The state pensions will go to the taxpayers to make up the difference when they lower their investment assumptions. The trigger could be the aftermath of the next recession when the Fed is too slow to climb out of negative deposit rates. I don't believe they've ever asked their members to pay more. It's always the taxpayer. The crisis won't cause the next recession. The next recession may cause further deterioration in pension funds and states' finances.
The state pensions will go to the taxpayers to make up the difference when they lower their investment assumptions. The trigger could be the aftermath of the next recession when the Fed is too slow to climb out of negative deposit rates. I don't believe they've ever asked their members to pay more. It's always the taxpayer. The crisis won't cause the next recession. The next recession may cause further deterioration in pension funds and states' finances.
Completely false. When I initially enrolled in the pension the formula was 3.2% or so from the employee (depending on age at enrollment) and 6.8% from the employer. At that ratio our pension was considered over 105% funded.
It went to 5% for the employee to 5.5% and is now at 7.5%. The employer portion is now less than 3%. The issue is the employer needs to make up 22+ years of missed payments plus the investment returns on those contributions.
And some companies are already scrambling to get out of their pension obligations. A family member worked for Alcatel Lucent and retired. He was recently advised by mail that his former employer could no longer guarantee that they could send a monthly pension check on a regular basis. There was a lump sump offer and he took it.

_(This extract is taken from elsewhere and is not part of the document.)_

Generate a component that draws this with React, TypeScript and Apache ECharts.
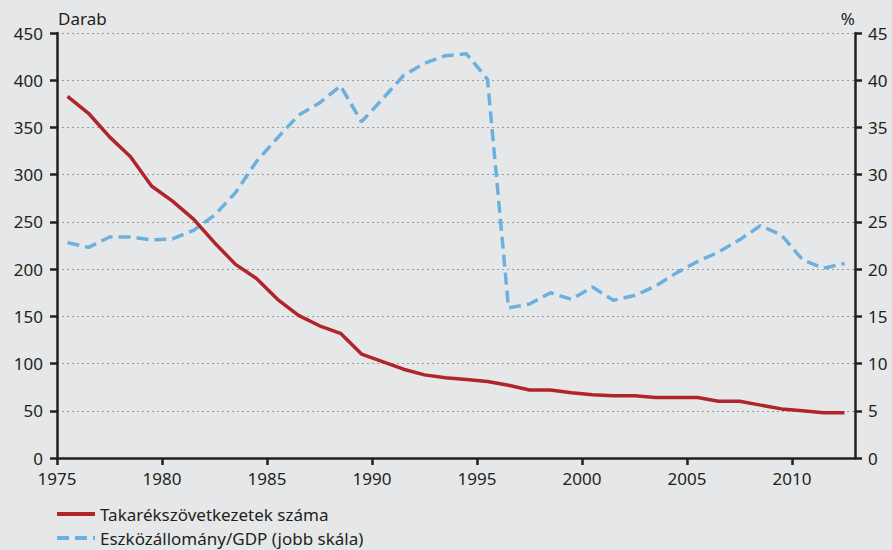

I took a lump sum pension years ago when I retired early. No problems to date. Many of my coworkers decided to stay on and work at least until 65 or older to build up their benefits. It turned out that when many of these folks got close to 65 they were laid off and forced back into the job market into competition with much younger job seekers.
Completely false. When I initially enrolled in the pension the formula was 3.2% or so from the employee (depending on age at enrollment) and 6.8% from the employer. At that ratio our pension was considered over 105% funded.
It went to 5% for the employee to 5.5% and is now at 7.5%. The employer portion is now less than 3%. The issue is the employer needs to make up 22+ years of missed payments plus the investment returns on those contributions.
I said a state pension fund. I'm aware of the cases where Virginia and Texas recently upped the contribution from the government in lieu of having the employee contribute more.
In California, they're talking about overturning prop 13 or raising other taxes to make up for the pension fund problems.